Vortex models based on similarity solutions of the two-dimensional diffusion equation

Abstract

In this paper, a class of two-dimensional (2D) vortex models is analyzed, which is based on similarity solutions of the diffusion equation. If the nonlinear advective term is neglected, the 2D Navier-Stokes equation reduces to a linear problem, for which a complete orthonormal set of eigenfunctions is known on an unbounded 2D domain. Some of the basic modes represent models for diffusing monopoles, dipoles, and tripolar vortices, which evolve self-similarly in time. Here, we mainly confine ourselves to an analysis of the dipole solution. In several respects, especially the decay and, to a lesser extent, the lateral expansion properties, the dipole model appears to be in fair agreement with the real evolution of dipolar vortices for finite Reynolds number, as obtained from numerical simulations of the full 2D Navier-Stokes equations. However, the simulations reveal that nonlinear effects result in small differences compared to the evolution according to the model.

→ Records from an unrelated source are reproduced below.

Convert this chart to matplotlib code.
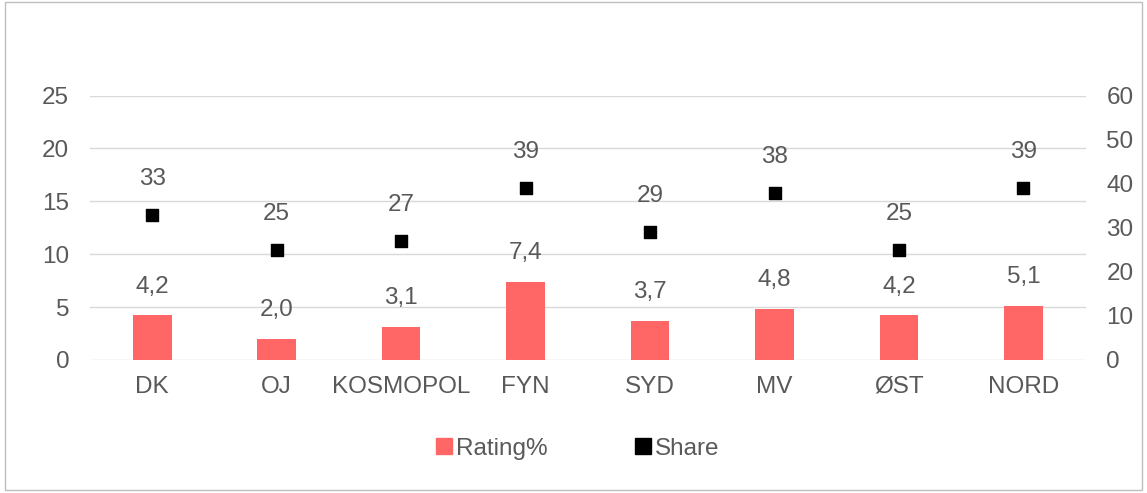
import matplotlib
matplotlib.use("Agg")
import matplotlib.pyplot as plt
from matplotlib.patches import Rectangle
from matplotlib.lines import Line2D
import numpy as np

plt.rcParams['font.family'] = ['Liberation Sans', 'DejaVu Sans']

categories = ["DK", "OJ", "KOSMOPOL", "FYN", "SYD", "MV", "ØST", "NORD"]
rating = [4.2, 2.0, 3.1, 7.4, 3.7, 4.8, 4.2, 5.1]
share = [33, 25, 27, 39, 29, 38, 25, 39]

bar_color = "#FF6666"
text_color = "#595959"
grid_color = "#D9D9D9"
fs = 17.5

fig = plt.figure(figsize=(11.47, 4.93), dpi=100)
ax = fig.add_axes([0.0785, 0.270, 0.868, 0.536])
ax2 = ax.twinx()

x = np.arange(len(categories))
ax.bar(x, rating, width=0.31, color=bar_color, zorder=2)
ax.set_xlim(-0.5, len(categories) - 0.5)
ax.set_ylim(0, 25)
ax.set_yticks([0, 5, 10, 15, 20, 25])
ax.grid(axis='y', color=grid_color, linewidth=1, zorder=0)
ax.set_axisbelow(True)
ax.set_xticks(x)
ax.set_xticklabels(categories)
ax.tick_params(axis='both', length=0, labelsize=fs, colors=text_color)
ax.tick_params(axis='x', pad=11.5)
ax.tick_params(axis='y', pad=15)
for s in ax.spines.values():
    s.set_visible(False)
for s in ax2.spines.values():
    s.set_visible(False)

for xi, v in zip(x, rating):
    ax.annotate(f"{v:.1f}".replace('.', ','), (xi, v), xytext=(0, 16.5),
                textcoords='offset points', ha='center', va='baseline',
                fontsize=fs, color=text_color)

ax2.scatter(x, share, marker='s', s=85, color='black', zorder=3)
ax2.set_ylim(0, 60)
ax2.set_yticks([0, 10, 20, 30, 40, 50, 60])
ax2.tick_params(axis='y', length=0, labelsize=fs, colors=text_color, pad=15)
for xi, v in zip(x, share):
    ax2.annotate(f"{v}", (xi, v), xytext=(0, 21.5),
                 textcoords='offset points', ha='center', va='baseline',
                 fontsize=fs, color=text_color)

handles = [
    Line2D([], [], marker='s', linestyle='none', markersize=11, color=bar_color),
    Line2D([], [], marker='s', linestyle='none', markersize=11, color='black'),
]
fig.legend(handles, ["Rating%", "Share"], loc='center', bbox_to_anchor=(0.502, 0.09),
           ncol=2, frameon=False, fontsize=fs, labelcolor=text_color,
           handletextpad=0.0, columnspacing=3.4, handlelength=1.0)

fig.patches.append(Rectangle((0.004, 0.006), 0.992, 0.99, transform=fig.transFigure,
                             fill=False, edgecolor="#BFBFBF", linewidth=1))

fig.savefig("out.png", dpi=100)
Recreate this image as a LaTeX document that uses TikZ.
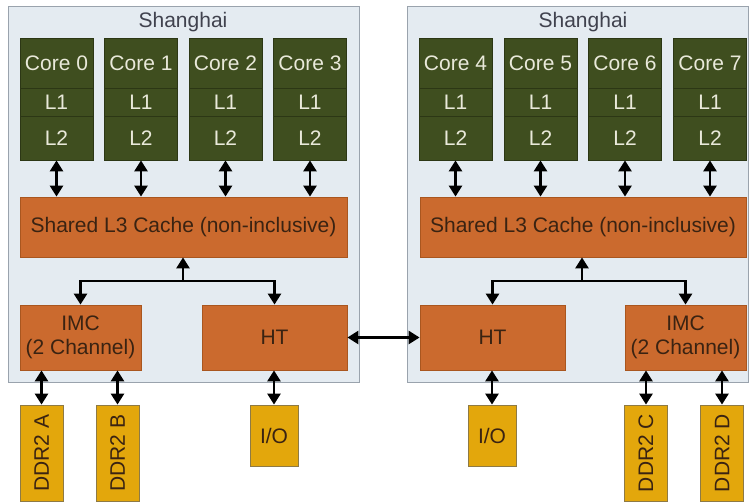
\documentclass[tikz,border=0pt]{standalone}
\usepackage{fontspec}
\setmainfont{Liberation Sans}
\usetikzlibrary{arrows.meta}

\definecolor{chipbg}{HTML}{E4EBF1}
\definecolor{chipline}{HTML}{9AA3AD}
\definecolor{titlegray}{HTML}{40424E}
\definecolor{coregreen}{HTML}{3F4E1F}
\definecolor{coreline}{HTML}{2C3715}
\definecolor{coretext}{HTML}{E9E9DA}
\definecolor{unitorange}{HTML}{CB6A2E}
\definecolor{unitline}{HTML}{A9561F}
\definecolor{unittext}{HTML}{3A2312}
\definecolor{memyellow}{HTML}{E3A70C}
\definecolor{memline}{HTML}{8E7A45}

\begin{document}
\begin{tikzpicture}[x=1pt, y=-1pt, font=\fontsize{21}{24}\selectfont]
    \tikzstyle{chip}=[draw=chipline, fill=chipbg, line width=1.2pt, inner sep=0pt]
    \tikzstyle{corepart}=[draw=coreline, fill=coregreen, text=coretext, minimum width=73pt, inner sep=0pt, line width=0.8pt]
    \tikzstyle{unit}=[draw=unitline, fill=unitorange, text=unittext, inner sep=0pt, align=center, line width=0.8pt]
    \tikzstyle{mem}=[draw=memline, fill=memyellow, text=unittext, inner sep=0pt, line width=0.8pt]
    \tikzstyle{link}=[line width=2.6pt, {Triangle[length=11pt,width=13pt]}-{Triangle[length=11pt,width=13pt]}]
    \tikzstyle{uplink}=[line width=2.6pt, -{Triangle[length=11pt,width=13pt]}]

    \useasboundingbox (0,0) rectangle (750,502);

    % the two sockets
    \node[chip, minimum width=351pt, minimum height=376pt, anchor=north west] (chipL) at (8,6) {};
    \node[chip, minimum width=341pt, minimum height=376pt, anchor=north west] (chipR) at (407,6) {};
    \node[text=titlegray] (titleL) at (183,22) {Shanghai};
    \node[text=titlegray] (titleR) at (583,22) {Shanghai};

    % shared caches
    \node[unit, minimum width=327pt, minimum height=60pt] (l3L) at (183.5,227) {Shared L3 Cache (non-inclusive)};
    \node[unit, minimum width=326pt, minimum height=60pt] (l3R) at (583,227) {Shared L3 Cache (non-inclusive)};

    % cores
    \foreach \n/\x/\s in {0/56.5/L, 1/141/L, 2/225.5/L, 3/310/L, 4/455.5/R, 5/540.5/R, 6/625/R, 7/710/R} {
        \node[corepart, minimum height=50pt] (core\n) at (\x,63) {Core \n};
        \node[corepart, minimum height=28pt] (l1\n) at (\x,102) {L1};
        \node[corepart, minimum height=44pt] (l2\n) at (\x,138) {L2};
        \draw[link] (l2\n.south) -- (l2\n.south |- l3\s.north);
    }

    % memory controllers and HyperTransport
    \node[unit, minimum width=121pt, minimum height=65pt] (imcL) at (80.5,337.5) {IMC\\(2 Channel)};
    \node[unit, minimum width=145pt, minimum height=65pt] (htL) at (274.5,337.5) {HT};
    \node[unit, minimum width=145pt, minimum height=65pt] (htR) at (492.5,337.5) {HT};
    \node[unit, minimum width=121pt, minimum height=65pt] (imcR) at (685.5,337.5) {IMC\\(2 Channel)};

    \coordinate (busL) at (183,281);
    \coordinate (busR) at (582,281);
    \draw[uplink] (busL) -- (busL |- l3L.south);
    \draw[uplink] (busR) -- (busR |- l3R.south);
    \draw[link] (imcL.north) |- (busL) -| (htL.north);
    \draw[link] (htR.north) |- (busR) -| (imcR.north);
    \draw[link] (htL.east) -- (htR.west);

    % off-chip
    \node[mem, minimum width=43pt, minimum height=96pt] (ddrA) at (41.5,453) {\rotatebox{90}{DDR2 A}};
    \node[mem, minimum width=43pt, minimum height=96pt] (ddrB) at (117.5,453) {\rotatebox{90}{DDR2 B}};
    \node[mem, minimum width=48pt, minimum height=61pt] (ioL) at (274,435.5) {I/O};
    \node[mem, minimum width=48pt, minimum height=61pt] (ioR) at (492,435.5) {I/O};
    \node[mem, minimum width=43pt, minimum height=96pt] (ddrC) at (646,453) {\rotatebox{90}{DDR2 C}};
    \node[mem, minimum width=43pt, minimum height=96pt] (ddrD) at (722,453) {\rotatebox{90}{DDR2 D}};

    \draw[link] (ddrA.north) -- (ddrA.north |- imcL.south);
    \draw[link] (ddrB.north) -- (ddrB.north |- imcL.south);
    \draw[link] (ioL.north) -- (ioL.north |- htL.south);
    \draw[link] (ioR.north) -- (ioR.north |- htR.south);
    \draw[link] (ddrC.north) -- (ddrC.north |- imcR.south);
    \draw[link] (ddrD.north) -- (ddrD.north |- imcR.south);
\end{tikzpicture}
\end{document}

The most important nonlinear effect that was observed is the formation of “tails” of vorticity in the wake of the dipole. After a while, any initial condition leads to a vorticity distribution lying in between the viscous similarity solution and the Lamb dipole solution, which represents the limit of a stationary, inviscid flow. The exact form of the vorticity distribution is believed to be determined by an equilibrium between diffusion of vorticity through the separatrix and advection of vorticity into the wake of the dipole, which results in the formation of vorticity tails. A comparison revealed profound qualitative agreements between the model together with the simulations and dipolar vortex structures that were studied by laboratory experiments in stratified fluids.